Pearce let the greater portion of the property on building leases, the houses on the sites of Nos. 30–32, Cockspur Street, only not being rebuilt. (fn. n5) The house on the site of No. 32 was the residence of two well-known booksellers. Thomas Chapman appears in 1686 at a house corresponding more or less with No. 31, (fn. n6) moving in 1691 to No. 32. (fn. n7) From the titles of the books published by him it appears that these houses were respectively known as "The Chirurgeons Armes" and The Golden Key. (fn. n8) No. 32 is marked "Empty" in the 1698 ratebook, and in the following year Luke Stokoe (given as "Stoke," afterwards "Stokey") appears and continues until 1725. His address was The Golden Key and Bible at Charing Cross or The Golden Key against the Mews Gate. (fn. n9)

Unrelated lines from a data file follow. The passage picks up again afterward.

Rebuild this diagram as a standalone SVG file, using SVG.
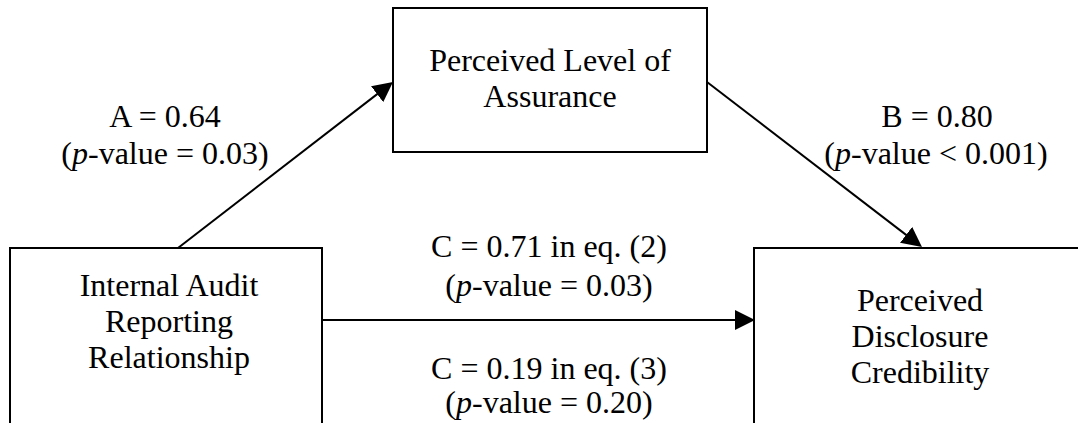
<svg xmlns="http://www.w3.org/2000/svg" width="1078" height="423" viewBox="0 0 1078 423">
<style>
.box{fill:#fff;stroke:#000;stroke-width:2}
.t{font-family:"Liberation Serif","Times New Roman",serif;font-size:32px;fill:#000;text-anchor:middle}
.c{stroke:#000;stroke-width:2;fill:none;marker-end:url(#ah)}
</style>
<defs>
<marker id="ah" markerUnits="userSpaceOnUse" markerWidth="20" markerHeight="20" refX="16" refY="10" orient="auto" viewBox="0 0 20 20">
<path d="M0,0 L20,10 L0,20 Z" fill="#000"/>
</marker>
</defs>
<rect width="1078" height="423" fill="#fff"/>
<g id="connectors">
<line class="c" x1="178" y1="248" x2="389.8" y2="84.4"/>
<line class="c" x1="707" y1="82" x2="918.8" y2="244.6"/>
<line class="c" x1="322" y1="320" x2="751" y2="320"/>
</g>
<g id="node-assurance">
<rect class="box" x="393" y="8" width="314" height="144"/>
<text class="t" x="550" y="71">Perceived Level of</text>
<text class="t" x="550" y="107">Assurance</text>
</g>
<g id="node-internal-audit">
<rect class="box" x="10" y="248" width="312" height="190"/>
<text class="t" x="169" y="296">Internal Audit</text>
<text class="t" x="169" y="332">Reporting</text>
<text class="t" x="169" y="368">Relationship</text>
</g>
<g id="node-credibility">
<rect class="box" x="754" y="248" width="340" height="190"/>
<text class="t" x="920" y="311">Perceived</text>
<text class="t" x="920" y="347">Disclosure</text>
<text class="t" x="920" y="383">Credibility</text>
</g>
<g id="labels">
<text class="t" x="165" y="127">A = 0.64</text>
<text class="t" x="165" y="164">(<tspan font-style="italic">p</tspan>-value = 0.03)</text>
<text class="t" x="937" y="127">B = 0.80</text>
<text class="t" x="936" y="164">(<tspan font-style="italic">p</tspan>-value &lt; 0.001)</text>
<text class="t" x="549" y="257">C = 0.71 in eq. (2)</text>
<text class="t" x="549" y="296">(<tspan font-style="italic">p</tspan>-value = 0.03)</text>
<text class="t" x="549" y="379">C = 0.19 in eq. (3)</text>
<text class="t" x="549" y="413">(<tspan font-style="italic">p</tspan>-value = 0.20)</text>
</g>
</svg>
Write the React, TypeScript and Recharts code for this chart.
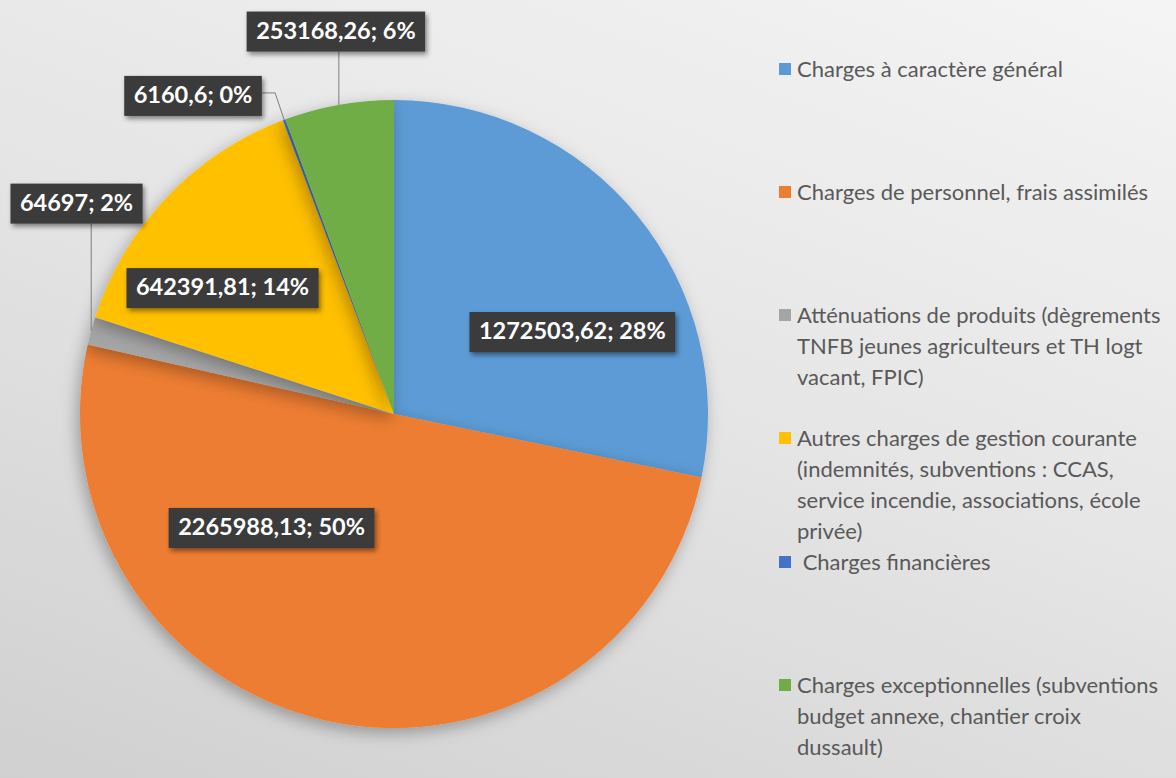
import { PieChart, Pie, Cell, Legend } from "recharts";

const categories = [
  "Charges à caractère général",
  "Charges de personnel, frais assimilés",
  "Atténuations de produits (dègrements TNFB jeunes agriculteurs et TH logt vacant, FPIC)",
  "Autres charges de gestion courante (indemnités, subventions : CCAS, service incendie, associations, école privée)",
  " Charges financières",
  "Charges exceptionnelles (subventions budget annexe, chantier croix dussault)",
];
const values = [1272503.62, 2265988.13, 64697, 642391.81, 6160.6, 253168.26];
const colors = ["#5B9BD5", "#ED7D31", "#A5A5A5", "#FFC000", "#4472C4", "#70AD47"];

// where each label box sits, in radius units from the pie centre (Excel placed them by hand)
const labelSpots = [
  [0.568, -0.261],
  [-0.39, 0.363],
  [-1.011, -0.67],
  [-0.546, -0.401],
  [-0.64, -1.013],
  [-0.185, -1.218],
];

const data = categories.map((name, i) => ({ name, value: values[i] }));

// Excel rounds the shares so that they add up to 100 (largest remainder)
const total = values.reduce((a, b) => a + b, 0);
const shares = (() => {
  const raw = values.map((v) => (v / total) * 100);
  const out = raw.map(Math.floor);
  let left = 100 - out.reduce((a, b) => a + b, 0);
  const order = raw.map((r, i) => [r - Math.floor(r), i]).sort((a, b) => b[0] - a[0]);
  for (let k = 0; k < left; k++) out[order[k][1]] += 1;
  return out;
})();

const LABEL_FONT = "bold 23.5px Lato";
const RAD = Math.PI / 180;

let ctx: CanvasRenderingContext2D | null = null;
function textWidth(s: string) {
  if (!ctx) ctx = document.createElement("canvas").getContext("2d");
  if (!ctx) return s.length * 12;
  ctx.font = LABEL_FONT;
  return ctx.measureText(s).width;
}

const fmt = (v: number) => String(v).replace(".", ",");

function renderLabel(p: any) {
  const { cx, cy, midAngle, outerRadius, index, value } = p;
  const text = `${fmt(value)}; ${shares[index]}%`;
  const [fx, fy] = labelSpots[index];
  const bx = cx + fx * outerRadius;
  const by = cy + fy * outerRadius;
  const w = textWidth(text) + 19;
  const h = 40;
  const left = bx - w / 2;
  const top = by - h / 2;

  let line = null;
  if (fx * fx + fy * fy > 1) {
    const ex = cx + outerRadius * Math.cos(-midAngle * RAD);
    const ey = cy + outerRadius * Math.sin(-midAngle * RAD);
    let pts: string;
    if (ex >= left && ex <= left + w) {
      pts = `${ex},${ey} ${ex},${top + h}`;
    } else {
      pts = `${ex},${ey} ${ex - 9},${by - 3} ${left + w},${by - 3}`;
    }
    line = <polyline points={pts} fill="none" stroke="#7f7f7f" strokeWidth={1} />;
  }

  return (
    <g key={`lbl-${index}`}>
      {line}
      <rect x={left} y={top} width={w} height={h} fill="#3a3a3a" filter="url(#boxShadow)" />
      <text
        x={bx}
        y={by + 1}
        textAnchor="middle"
        dominantBaseline="middle"
        fill="#ffffff"
        style={{ font: LABEL_FONT }}
      >
        {text}
      </text>
    </g>
  );
}

function LegendList() {
  return (
    <div style={{ fontFamily: "Lato", fontSize: 22, color: "#595959", lineHeight: "31px" }}>
      {categories.map((c, i) => (
        <div key={c} style={{ display: "flex", minHeight: 123, alignItems: "flex-start" }}>
          <span
            style={{
              width: 12,
              height: 12,
              background: colors[i],
              marginTop: 10,
              marginRight: 6,
              flex: "none",
            }}
          />
          <span style={{ whiteSpace: "pre-wrap", width: 369 }}>{c}</span>
        </div>
      ))}
    </div>
  );
}

export default function App() {
  return (
    <div
      style={{
        position: "relative",
        width: 1176,
        height: 778,
        background: "linear-gradient(200deg, #f4f4f4 0%, #e6e6e6 45%, #d0d0d0 100%)",
        overflow: "hidden",
      }}
    >
      <style>{"body{margin:0}"}</style>
      <PieChart width={1176} height={778} margin={{ top: 0, right: 0, bottom: 0, left: 0 }}>
        <defs>
          <filter id="pieShadow" x="-20%" y="-20%" width="140%" height="140%">
            <feDropShadow dx={-3} dy={5} stdDeviation={8} floodColor="#000" floodOpacity={0.3} />
          </filter>
          <filter id="boxShadow" x="-20%" y="-30%" width="140%" height="170%">
            <feDropShadow dx={2} dy={3} stdDeviation={2.5} floodColor="#000" floodOpacity={0.45} />
          </filter>
        </defs>
        <Pie
          data={data}
          dataKey="value"
          nameKey="name"
          cx={394}
          cy={414}
          outerRadius={314}
          startAngle={90}
          endAngle={-270}
          stroke="none"
          label={renderLabel}
          labelLine={false}
          isAnimationActive={false}
          style={{ filter: "url(#pieShadow)" }}
        >
          {data.map((d, i) => (
            <Cell key={d.name} fill={colors[i]} />
          ))}
        </Pie>
        <Legend
          layout="vertical"
          align="right"
          verticalAlign="top"
          wrapperStyle={{ left: 779, top: 53, width: 400 }}
          content={() => <LegendList />}
        />
      </PieChart>
    </div>
  );
}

The most important building on the property in early times was The Red Lion inn. (fn. n10) Before about 1710 the entrance to the inn was from Spring Gardens. (fn. n11) For many years previously the names of the occupants of the inn appear (for relatively high assessments) as the last (or first) of the entries for Cockspur Street. In the book for 1709 there is a note "in building" against the name of Griffith Davis (fn. n12) (the then occupier of the inn), and thereafter his name is shifted to the other side of the newly constructed entrance from Cockspur Street into Red Lion Yard. The fact is obviously to be connected with two leases granted by Pearce to Davis about this time. The first, (fn. n13) of which the date has not been ascertained, was of the innhouse and stableyard, coach-houses, etc., called The Red Lion inn and "all that Peice … of Ground containing in front towards Spring Garden Twenty two foot and in Depth towards the … Stable Yard Forty two Foot … Except Four Foot out of the said twenty two Foot of Ground Left for a passage next the French Church." The inn itself was apparently in the interior of the yard, and the piece of ground, with frontage on Spring Gardens, was used for the erection of a house which blocked the old entrance into the yard (fn. n14) and made a new entrance necessary. This was provided by the second lease, (fn. n15) dated 6th March, 1709–10, of "all that Peice … of Ground… abutting North on the Great Street Leading from Charing Cross to Saint James, South on the Stable Yard belonging to the Red Lyon Inn, West on the Messuage … of Mr. Samuel Awbery, East on a Messuage… then Lately built by William Baldwin, which said… Ground contained in front … twenty two foot … and in depth twenty Nine feet towards the East, and thirty one feet towards the West and South … together with the Messuage … and Gateway." The "messuage" is now represented by No. 25, Cockspur Street, and the gateway was between that house and No. 26. The inn (at any rate the later inn (fn. n16) lay behind the house.
No. 27, Cockspur Street, was the British Coffee House. The lease (fn. n17) of the ground with "the messuage … thereupon in building" was granted by Pearce on 18th July, 1709, and the house appears for the first time in the ratebook for 1710 as in the occupation of "Widow Phenick." It apparently at once obtained the name by which it was afterwards famous. (fn. n18) Mrs. Fenwick (or Moreau (fn. n19) ) died in 1728, (fn. n20) and was succeeded by George Forrest (1729–34), Archibald, Isabella and Jane Douglas (1735–55), Robert Anderson (1756–72) and Helen Anderson (1773–77). The last mentioned is said to have been a sister of John Douglas, afterwards Bishop of Salisbury, and is described by Mackenzie as "a woman of uncommon talents and the most agreeable conversation." In 1770 the premises were rebuilt (fn. n21) from the designs of Robert Adam, and stood without alteration (save for the disappearance of the ornamental urns and carvings on the friezes above them) for over a hundred years. Adam's design is reproduced on the opposite page. (fn. n22) The house was a great resort of Scotsmen, and many anecdotes are connected therewith. (fn. n23) It was considerably extended in 1817 by the addition of premises in the rear running along the north side of Red Lion Yard. At a later date it was known, with the adjacent No. 26, Cockspur Street, as The British Hotel. It was demolished in 1886–7.